Begin at the first line of the data and copy each line through the one containing "from matplotlib.colors import", that line included, with no pictures.

>>>>

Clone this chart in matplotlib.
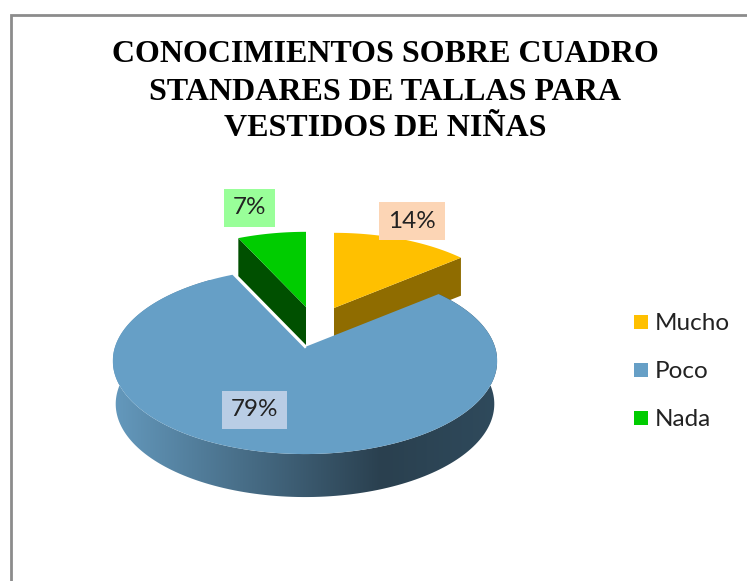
import numpy as np
import matplotlib
matplotlib.use("Agg")
import matplotlib.pyplot as plt
from matplotlib.patches import Polygon, Rectangle
from matplotlib.colors import LinearSegmentedColormap

categories = ["Mucho", "Poco", "Nada"]
values = [14, 79, 7]
labels = ["14%", "79%", "7%"]
title_lines = ["CONOCIMIENTOS SOBRE CUADRO", "STANDARES DE TALLAS PARA", "VESTIDOS DE NIÑAS"]

top_colors = ["#ffc000", "#669fc6", "#00cc00"]
side_colors = ["#8f6c00", "#2a404f", "#005000"]
label_colors = ["#fcd5b5", "#b9cde5", "#99ff99"]

# where each slice tip sits, px
apex = [(334, 308), (305, 347), (306, 307)]
size = [0.95, 1.0, 0.95]
depth = [38, 43, 38]
label_pos = [(412, 221), (254, 410), (249, 208)]

RX = 190
RY = 91
K = 0.15

fig = plt.figure(figsize=(7.47, 5.81), dpi=100)
ax = fig.add_axes([0, 0, 1, 1])


def project(theta, ap, sc):
    s = sc / (1 + K * np.cos(theta))
    return ap[0] + RX * np.sin(theta) * s, ap[1] - RY * np.cos(theta) * s


def wedge(start, end, ap, sc):
    t = np.linspace(start, end, 200)
    x, y = project(t, ap, sc)
    return x, y


# angles clockwise from the top
fracs = np.array(values) / sum(values)
edges = np.concatenate([[0], np.cumsum(fracs)]) * 2 * np.pi

# border
ax.plot([10.5, 10.5, 747], [581, 14.5, 14.5], color="#8c8c8c", lw=2, solid_joinstyle="miter")

# small back slices first
for i in [0, 2]:
    x, y = wedge(edges[i], edges[i + 1], apex[i], size[i])
    ap = apex[i]
    if i == 0:
        ex, ey = x[-1], y[-1]
    else:
        ex, ey = x[0], y[0]
    ax.add_patch(Polygon([(ap[0], ap[1]), (ex, ey), (ex, ey + depth[i]), (ap[0], ap[1] + depth[i])],
                         closed=True, fc=side_colors[i], ec="none", zorder=2))
    ax.add_patch(Polygon(np.column_stack([np.r_[ap[0], x], np.r_[ap[1], y]]),
                         closed=True, fc=top_colors[i], ec="none", zorder=3))

# big slice, side with gradient
x, y = wedge(edges[1], edges[2], apex[1], size[1])
x_low = apex[1][0] + (x - apex[1][0]) * 0.985
side = Polygon(np.column_stack([np.r_[x, x_low[::-1]], np.r_[y, y[::-1] + depth[1]]]),
               closed=True, fc="none", ec="none", zorder=4)
ax.add_patch(side)
cmap = LinearSegmentedColormap.from_list("side", [(0, "#6499bd"), (0.7, "#2a404f"), (1, "#2f4a5c")])
img = ax.imshow(np.linspace(0, 1, 256).reshape(1, -1), extent=(113, 497, 500, 280), cmap=cmap,
                aspect="auto", zorder=4, interpolation="bilinear")
img.set_clip_path(side)

ap = apex[1]
ax.add_patch(Polygon(np.column_stack([np.r_[ap[0], x], np.r_[ap[1], y]]),
                     closed=True, fc=top_colors[1], ec="none", zorder=5))
# white edge only on the side facing the green slice
ax.plot([x[-1], ap[0]], [y[-1], ap[1]], color="white", lw=1.6, zorder=6)

# data labels
for i in range(3):
    ax.text(label_pos[i][0], label_pos[i][1], labels[i], fontsize=17.5, family="Lato", color="#222222",
            ha="center", va="center", zorder=8,
            bbox=dict(boxstyle="square,pad=0.36", fc=label_colors[i], ec="none"))

# title
for i, line in enumerate(title_lines):
    ax.text(385, 55 + i * 37, line, fontsize=23, family="Liberation Serif", weight="bold",
            color="black", ha="center", va="center")

# legend
for i, name in enumerate(categories):
    yy = 322 + i * 48
    ax.add_patch(Rectangle((634, yy - 7), 14, 14, fc=top_colors[i], ec="none"))
    ax.text(655, yy + 2, name, fontsize=17.5, family="Lato", color="#222222", va="center", ha="left")

ax.set_xlim(0, 747)
ax.set_ylim(581, 0)
ax.axis("off")
fig.savefig("out.png", dpi=100)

<<<<

→ ANSWER FOR THIS EXERCISE:
Clone this chart in matplotlib.
import numpy as np
import matplotlib
matplotlib.use("Agg")
import matplotlib.pyplot as plt
from matplotlib.patches import Polygon, Rectangle
from matplotlib.colors import LinearSegmentedColormap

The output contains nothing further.